Censorship and Manuscript Variations:
Christian authorities censored the Talmud from the 13th century (e.g., Disputation of Paris 1240, papal bull 1554), removing or altering Yeshu references. Restored texts (e.g., Munich manuscript) show “Ha-Notzri” in some passages, but early manuscripts (e.g., Florence, Hamburg) often omit it, suggesting additions post-censorship.
Jewish defenses (e.g., Nachmanides at the Disputation of Barcelona 1263) argued Yeshu was not Jesus, a tactic to avoid persecution.
Polemical Intent:
The Talmud’s references likely emerged in the 3rd–4th centuries CE, as Christianity grew under Roman patronage (post-Constantine). Babylonian rabbis, under Persian rule, could critique Christianity more freely than Palestinian rabbis under Roman/Byzantine oppression.
Stories like the virgin birth parody or afterlife punishment reflect knowledge of Gospel narratives, used to ridicule Christian claims and bolster Jewish identity.
Yeshu vs.

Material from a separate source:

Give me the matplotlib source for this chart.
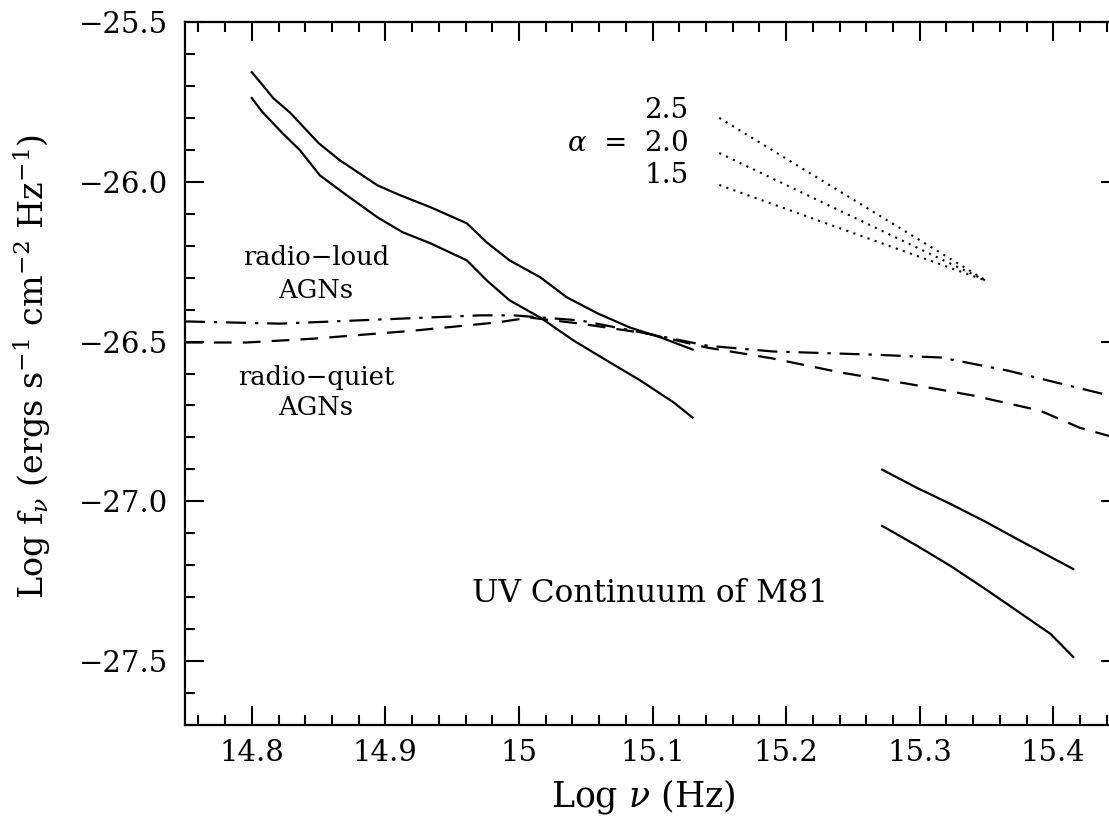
import matplotlib
matplotlib.use("Agg")
import matplotlib.pyplot as plt
from matplotlib.ticker import MultipleLocator, FixedFormatter, FixedLocator

plt.rcParams['font.family'] = ['DejaVu Serif']
plt.rcParams['mathtext.fontset'] = 'dejavuserif'

# M81 UV continuum, upper / lower bounds (optical part)
m81_opt_x = [14.80, 14.808, 14.816, 14.829, 14.850, 14.866, 14.894, 14.911, 14.934,
             14.961, 14.976, 14.993, 15.016, 15.036, 15.059, 15.083, 15.106, 15.130]
m81_opt_hi = [-25.657, -25.697, -25.738, -25.785, -25.879, -25.933, -26.011, -26.042, -26.080,
              -26.130, -26.190, -26.246, -26.299, -26.362, -26.412, -26.456, -26.487, -26.525]
m81_opt_lo_x = [14.80, 14.808, 14.823, 14.836, 14.851, 14.871, 14.894, 14.913, 14.934,
                14.961, 14.976, 14.993, 15.016, 15.041, 15.066, 15.091, 15.116, 15.130]
m81_opt_lo = [-25.738, -25.782, -25.848, -25.901, -25.980, -26.042, -26.111, -26.158, -26.193,
              -26.246, -26.309, -26.371, -26.425, -26.497, -26.560, -26.622, -26.691, -26.738]

# M81 far-UV part
m81_uv_x = [15.272, 15.298, 15.323, 15.348, 15.373, 15.398, 15.415]
m81_uv_hi = [-26.901, -26.958, -27.008, -27.061, -27.118, -27.174, -27.212]
m81_uv_lo = [-27.077, -27.139, -27.202, -27.271, -27.343, -27.415, -27.487]

# radio-loud AGN template (dash-dot)
rl_x = [14.75, 14.821, 14.896, 14.971, 14.996, 15.046, 15.096, 15.141, 15.190,
        15.265, 15.316, 15.366, 15.403, 15.45]
rl_y = [-26.437, -26.444, -26.431, -26.418, -26.418, -26.434, -26.475, -26.513, -26.531,
        -26.541, -26.550, -26.591, -26.629, -26.677]

# radio-quiet AGN template (dashed)
rq_x = [14.75, 14.796, 14.846, 14.921, 14.984, 15.008, 15.046, 15.096, 15.141, 15.190,
        15.241, 15.291, 15.340, 15.390, 15.420, 15.45]
rq_y = [-26.503, -26.503, -26.491, -26.466, -26.440, -26.425, -26.444, -26.475, -26.519, -26.553,
        -26.597, -26.632, -26.669, -26.716, -26.770, -26.805]

# power-law guides
alpha_labels = ['2.5', '2.0', '1.5']
pl_x = [15.15, 15.35]
pl_y = [[-25.80, -26.31], [-25.91, -26.31], [-26.01, -26.31]]

fig = plt.figure(figsize=(11.09, 8.21), dpi=100)
ax = fig.add_axes([185 / 1109, 1 - 725 / 821, 935 / 1109, 703 / 821])

lw = 1.6
ax.plot(m81_opt_x, m81_opt_hi, color='black', lw=lw)
ax.plot(m81_opt_lo_x, m81_opt_lo, color='black', lw=lw)
ax.plot(m81_uv_x, m81_uv_hi, color='black', lw=lw)
ax.plot(m81_uv_x, m81_uv_lo, color='black', lw=lw)
ax.plot(rl_x, rl_y, color='black', lw=lw, dashes=[9, 4, 1.5, 4])
ax.plot(rq_x, rq_y, color='black', lw=lw, dashes=[8, 5])
for ys in pl_y:
    ax.plot(pl_x, ys, color='black', lw=1.5, dashes=[1, 2.6])

ax.set_xlim(14.75, 15.45)
ax.set_ylim(-27.7, -25.5)

xt = [14.8, 14.9, 15.0, 15.1, 15.2, 15.3, 15.4]
ax.xaxis.set_major_locator(FixedLocator(xt))
ax.xaxis.set_major_formatter(FixedFormatter(['14.8', '14.9', '15', '15.1', '15.2', '15.3', '15.4']))
ax.xaxis.set_minor_locator(MultipleLocator(0.02))
ax.yaxis.set_major_locator(MultipleLocator(0.5))
ax.yaxis.set_minor_locator(MultipleLocator(0.1))
ax.yaxis.set_major_formatter(plt.FuncFormatter(lambda v, p: '\u2212%.1f' % abs(v)))

ax.tick_params(which='both', direction='in', top=True, right=True, width=1.5, labelsize=21)
ax.tick_params(which='major', length=14)
ax.tick_params(which='minor', length=7)
ax.tick_params(axis='x', pad=10)
ax.tick_params(axis='y', pad=12)
for s in ax.spines.values():
    s.set_linewidth(1.6)

ax.set_xlabel(r'Log $\nu$ (Hz)', fontsize=25, va='center')
ax.xaxis.set_label_coords(0.49, -0.102)
ax.set_ylabel(r'Log f$_\nu$ (ergs s$^{-1}$ cm$^{-2}$ Hz$^{-1}$)', fontsize=24, va='center')
ax.yaxis.set_label_coords(-0.163, 0.51)

ax.text(14.848, -26.237, 'radio\u2212loud', fontsize=18.5, ha='center', va='center')
ax.text(14.848, -26.340, 'AGNs', fontsize=18.5, ha='center', va='center')
ax.text(14.848, -26.613, 'radio\u2212quiet', fontsize=18.5, ha='center', va='center')
ax.text(14.848, -26.707, 'AGNs', fontsize=18.5, ha='center', va='center')
ax.text(15.098, -27.287, 'UV Continuum of M81', fontsize=22.5, ha='center', va='center')

ax.text(15.127, -25.776, alpha_labels[0], fontsize=20, ha='right', va='center')
ax.text(15.127, -25.879, r'$\alpha$  =  ' + alpha_labels[1], fontsize=20, ha='right', va='center')
ax.text(15.127, -25.980, alpha_labels[2], fontsize=20, ha='right', va='center')

fig.savefig('out.png', dpi=100)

Yeshua:
“Yeshu” is the Talmud’s spelling, possibly an acronym for “Yimach Shemo v’Zichro” (“May his name and memory be blotted out”), though this is debated. “Yeshua” (Jesus’ Hebrew name) is not used, and “Yeshu” was a common name, complicating identification.
Some X posts exaggerate this acronym’s use to fuel anti-Semitic narratives, but scholarly consensus sees it as a later interpretive layer, not universal in the Talmud.
Additional Considerations
Jerusalem Talmud: Contains fewer and vaguer references to Yeshu, likely due to Roman censorship and earlier compilation (c. 400 CE). No known manuscript explicitly names “Yeshu Ha-Notzri.”
Toledot Yeshu: A medieval Jewish text (c. 6th–10th centuries) explicitly mocks Jesus’ life, but it’s not part of the Talmud and is considered a later polemic, not a historical source.
Rabbinic Silence: The Talmud’s sparse references to Jesus (compared to its vast scope) suggest he was not a major concern for early rabbis, supporting minimalist views. Only as Christianity grew did polemics emerge.
Anti-Semitic Misuse: Passages like Gittin 57a are often cited out of context on X to portray Judaism as inherently anti-Christian, ignoring their polemical and historical context. Scholars like Schäfer warn against such distortions.
Conclusion
The Talmud contains several passages (e.g., Sanhedrin 43a, 107b, Gittin 57a, Shabbat 104b) that may refer to Jesus as “Yeshu” or related figures (ben Stada, ben Pandera), but their identification is uncertain due to:
Chronological inconsistencies (e.g., 2nd century BCE settings).
Manuscript variations (e.g., “Ha-Notzri” additions).
Polemical intent, reflecting 3rd–4th century Jewish-Christian rivalry rather than historical accuracy.
Censorship by Christian authorities, altering original texts.
Maximalists like Schäfer see these as anti-Christian parodies, while minimalists like Maier argue they refer to other figures or later edits. The truth likely lies in a middle ground: some passages (e.g., Sanhedrin 43a) may target Jesus as a symbol of Christianity, but they offer no reliable historical data about his life, instead serving as rabbinic counter-narratives to Gospel claims.